А с третьим случилась та химия, о недостатке которой Иван Абрамов и говорил. Помню я пришел на занятие, а учительница такая – вот, подобрала тебе кое-что, надеюсь хоть это ты научишься играть. Я к тому времени уже окончательно охладел к музыкальной школе, но все ж продолжал ходить. Как продолжают страдать дети, которые в невменяемом возрасте совершили жуткую ошибку и проявили интерес к музыке. Точнее, интерес достаточный для того, чтобы родители заточили их в музыкальной школе на 7 лет. В общем, дала она мне ноты, я стал разбирать – то есть просто играть с листа, коряво и убого, но все же мелодия угадывалась.

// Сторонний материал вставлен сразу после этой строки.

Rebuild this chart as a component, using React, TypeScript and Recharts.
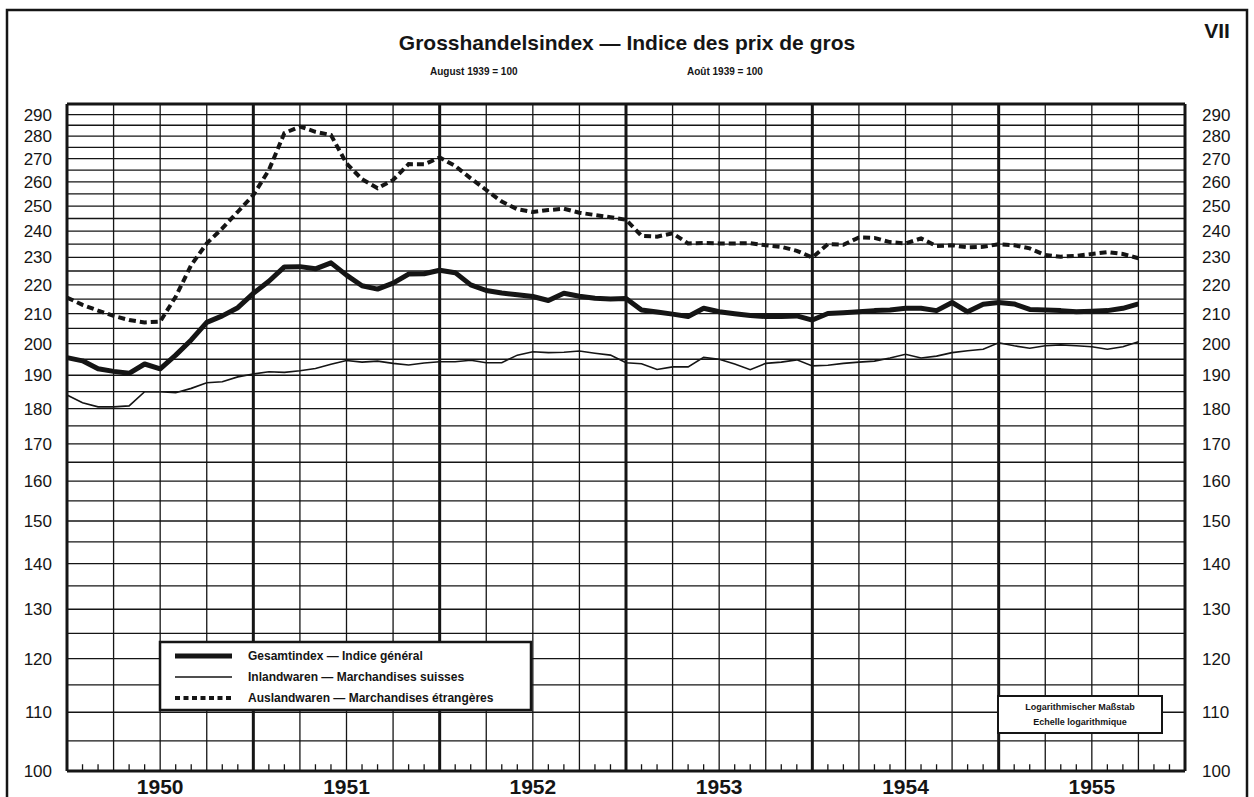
import { LineChart, Line, XAxis, YAxis, ReferenceLine } from "recharts";

// monthly values, Dec 1949 .. Sep 1955 (plotted at month ends)
const gesamt = [
  195.5, 194.5, 192, 191.2, 190.6, 193.5, 192, 196.3, 201.2, 207, 209.2, 212,
  217, 221.3, 226.5, 226.6, 225.8, 228, 223.5, 219.7, 218.5, 220.6, 223.9, 224,
  225.3, 224.4, 220, 218, 217.1, 216.5, 215.9, 214.5, 217, 216, 215.3, 215,
  215.2, 211.2, 210.5, 209.8, 209, 211.8, 210.6, 209.9, 209.3, 209, 209, 209.2,
  207.8, 210, 210.3, 210.6, 211, 211.2, 211.8, 211.8, 211, 213.8, 210.6, 213.2,
  213.8, 213.3, 211.4, 211.2, 211, 210.6, 210.8, 211, 211.8, 213.3,
];
const inland = [
  184, 181.7, 180.5, 180.5, 180.8, 185, 185, 184.7, 186, 187.7, 188, 189.5,
  190.4, 191.1, 190.9, 191.4, 192.1, 193.4, 194.6, 194.1, 194.4, 193.7, 193.2, 193.8,
  194.2, 194.2, 194.7, 193.9, 193.9, 196.3, 197.4, 197.1, 197.2, 197.6, 196.9, 196.3,
  193.9, 193.6, 191.8, 192.6, 192.6, 195.6, 195, 193.5, 191.7, 193.7, 194.1, 194.8,
  192.9, 193.1, 193.7, 194.1, 194.4, 195.4, 196.6, 195.4, 196, 197.1, 197.7, 198.2,
  200.3, 199.3, 198.5, 199.3, 199.6, 199.3, 199, 198.2, 199, 200.6,
];
const ausland = [
  215.5, 213, 211, 209.2, 207.8, 207, 207.3, 215.8, 227.2, 235.3, 241.1, 247.7,
  254.5, 265, 281.4, 284.4, 282, 280.5, 267.9, 261.1, 257.3, 260.8, 267.6, 267.5,
  270.5, 266.8, 261.5, 256.6, 251.8, 248.7, 247.6, 248.4, 248.9, 247.3, 246.4, 245.5,
  244.5, 238.2, 237.9, 239.2, 235.3, 235.5, 235.3, 235.3, 235.4, 234.6, 234, 232.5,
  230, 235, 234.8, 237.6, 237.4, 235.8, 235.3, 237.2, 234.3, 234.6, 233.8, 234,
  235, 234.6, 233.4, 230.9, 230.3, 230.6, 231.3, 232, 231.3, 229.7,
];

const seriesNames = [
  "Gesamtindex — Indice général",
  "Inlandwaren — Marchandises suisses",
  "Auslandwaren — Marchandises étrangères",
];

const years = ["1950", "1951", "1952", "1953", "1954", "1955"];
const yearTicks = [6, 18, 30, 42, 54, 66];
const yTicks = [100, 110, 120, 130, 140, 150, 160, 170, 180, 190, 200, 210, 220, 230, 240, 250, 260, 270, 280, 290];
const gridValues = [
  105, 110, 115, 120, 125, 130, 135, 140, 145, 150, 155, 160, 165, 170, 175, 180, 185, 190, 195,
  200, 205, 210, 215, 220, 225, 230, 235, 240, 245, 250, 255, 260, 265, 270, 275, 280, 285, 290,
];
const quarterLines = [3, 6, 9, 15, 18, 21, 27, 30, 33, 39, 42, 45, 51, 54, 57, 63, 66, 69];
const yearLines = [12, 24, 36, 48, 60];
const monthTicks = Array.from({ length: 72 }, (_, i) => i).filter((i) => i % 3 !== 0);

const data = gesamt.map((g, i) => ({ m: i, gesamt: g, inland: inland[i], ausland: ausland[i] }));

const INK = "#151515";
const FONT = '"Liberation Sans", Arial, Helvetica, sans-serif';

const axisTick = { fontSize: 17, fill: INK, fontFamily: FONT };

export default function App() {
  return (
    <div
      style={{
        position: "absolute",
        left: 0,
        top: 0,
        width: 1254,
        height: 797,
        background: "#fff",
        overflow: "hidden",
        fontFamily: FONT,
      }}
    >
      <LineChart width={1254} height={797} data={data} margin={{ top: 104, right: 9, bottom: 0, left: 7 }}>
        <XAxis
          dataKey="m"
          type="number"
          domain={[0, 72]}
          ticks={yearTicks}
          interval={0}
          tickFormatter={(v) => years[yearTicks.indexOf(v)]}
          axisLine={false}
          tickLine={false}
          tickSize={0}
          tickMargin={8}
          height={26}
          tick={{ fontSize: 21, fontWeight: 700, fill: INK, fontFamily: FONT }}
        />
        <YAxis
          scale="log"
          type="number"
          domain={[100, 295]}
          allowDataOverflow
          ticks={yTicks}
          interval={0}
          width={60}
          axisLine={false}
          tickLine={false}
          tickSize={0}
          tickMargin={15}
          tick={axisTick}
        />
        <YAxis
          yAxisId="r"
          orientation="right"
          scale="log"
          type="number"
          domain={[100, 295]}
          allowDataOverflow
          ticks={yTicks}
          interval={0}
          width={60}
          axisLine={false}
          tickLine={false}
          tickSize={0}
          tickMargin={17}
          tick={axisTick}
        />

        {gridValues.map((v) => (
          <ReferenceLine key={"h" + v} y={v} stroke={INK} strokeWidth={1.3} />
        ))}
        {quarterLines.map((k) => (
          <ReferenceLine key={"q" + k} x={k} stroke={INK} strokeWidth={1.3} />
        ))}
        {yearLines.map((k) => (
          <ReferenceLine key={"y" + k} x={k} stroke={INK} strokeWidth={3} />
        ))}
        {monthTicks.map((k) => (
          <ReferenceLine
            key={"t" + k}
            segment={[
              { x: k, y: 100 },
              { x: k, y: 101.1 },
            ]}
            stroke={INK}
            strokeWidth={1.3}
          />
        ))}
        <ReferenceLine x={0} stroke={INK} strokeWidth={3} />
        <ReferenceLine x={72} stroke={INK} strokeWidth={3} />
        <ReferenceLine y={100} stroke={INK} strokeWidth={3} />
        <ReferenceLine y={295} stroke={INK} strokeWidth={3} />

        <Line
          type="linear"
          dataKey="inland"
          name={seriesNames[1]}
          stroke={INK}
          strokeWidth={1.6}
          dot={false}
          isAnimationActive={false}
        />
        <Line
          type="linear"
          dataKey="ausland"
          name={seriesNames[2]}
          stroke={INK}
          strokeWidth={4}
          strokeDasharray="7 4"
          dot={false}
          isAnimationActive={false}
        />
        <Line
          type="linear"
          dataKey="gesamt"
          name={seriesNames[0]}
          stroke={INK}
          strokeWidth={5}
          strokeLinejoin="round"
          dot={false}
          isAnimationActive={false}
        />
      </LineChart>

      <svg
        width={1254}
        height={797}
        style={{ position: "absolute", left: 0, top: 0, pointerEvents: "none" }}
        fontFamily={FONT}
        fill={INK}
      >
        <rect x={7} y={10} width={1240} height={820} fill="none" stroke={INK} strokeWidth={2.5} />
        <text x={627} y={50} textAnchor="middle" fontSize={21} fontWeight={700}>
          Grosshandelsindex — Indice des prix de gros
        </text>
        <text x={430} y={75} fontSize={10} fontWeight={700}>
          August 1939 = 100
        </text>
        <text x={687} y={75} fontSize={10} fontWeight={700}>
          Août 1939 = 100
        </text>
        <text x={1217} y={38} textAnchor="middle" fontSize={21} fontWeight={700}>
          VII
        </text>

        <rect x={160} y={642} width={371} height={68} fill="#fff" stroke={INK} strokeWidth={2.5} />
        <line x1={175} y1={656} x2={232} y2={656} stroke={INK} strokeWidth={5} />
        <line x1={175} y1={677} x2={232} y2={677} stroke={INK} strokeWidth={1.6} />
        <line x1={175} y1={698} x2={232} y2={698} stroke={INK} strokeWidth={4} strokeDasharray="5 3.5" />
        {seriesNames.map((s, i) => (
          <text key={s} x={248} y={660 + i * 21} fontSize={12} fontWeight={700}>
            {s}
          </text>
        ))}

        <rect x={998} y={696} width={164} height={37} fill="#fff" stroke={INK} strokeWidth={2} />
        <text x={1080} y={710} textAnchor="middle" fontSize={9} fontWeight={700}>
          Logarithmischer Maßstab
        </text>
        <text x={1080} y={725} textAnchor="middle" fontSize={9} fontWeight={700}>
          Echelle logarithmique
        </text>
      </svg>
    </div>
  );
}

Это было «Время, вперед!» Георгия Свиридова. И если с первых аккордов я ее не узнал, то дойдя до главной темы, все понял. И, наверное, впервые по-настоящему захотел выучить это произведение. А всего-то – связка с телевизором, с тем, что я слышал каждый день. И это настоящая магия – повторить то, что слышал. Ну или сделать то, что увидел, если говорить про другие искусства и ремесла.
Сильно позже, уже, наверное, курсе на первом, судьба меня занесла к Саше. Саша учился со мной на одном потоке в музыкальной школе, и если я был тем, кто показатели школы откровенно портил, то Саша был надеждой всей школы, играл как боженька. Правда, получив корочки об окончании он не оправдал надежд, а после общеобразовательной школы поступил на юрфак, но все же рояль у него дома был. А рояль в квартиру, знаете ли, поставить крайне сложно. И вот помнится я зачем-то – не знаю зачем – к нему зашел, за какими-то то ли бумажками, то ли книжкой, и Саша такой: «старик, смотри что выучил!» Сел за рояль и как зафигачил Nothing Else Matters.
Если бы в музыкальной школе давали не кантату-хуяту, а Nothing Else Matters, вряд ли бы у 90% учеников после третьего года возникало стойкое желание бросить эту тягомотину, отнимающую все свободное время. Но нет. Вот тебе Глюк, Бетховен и куча ноунеймов, нахреначивших «этюды».
А на пианино я калякать умею до сих пор. Правда, не прикасался к клавишам лет 15 минимум.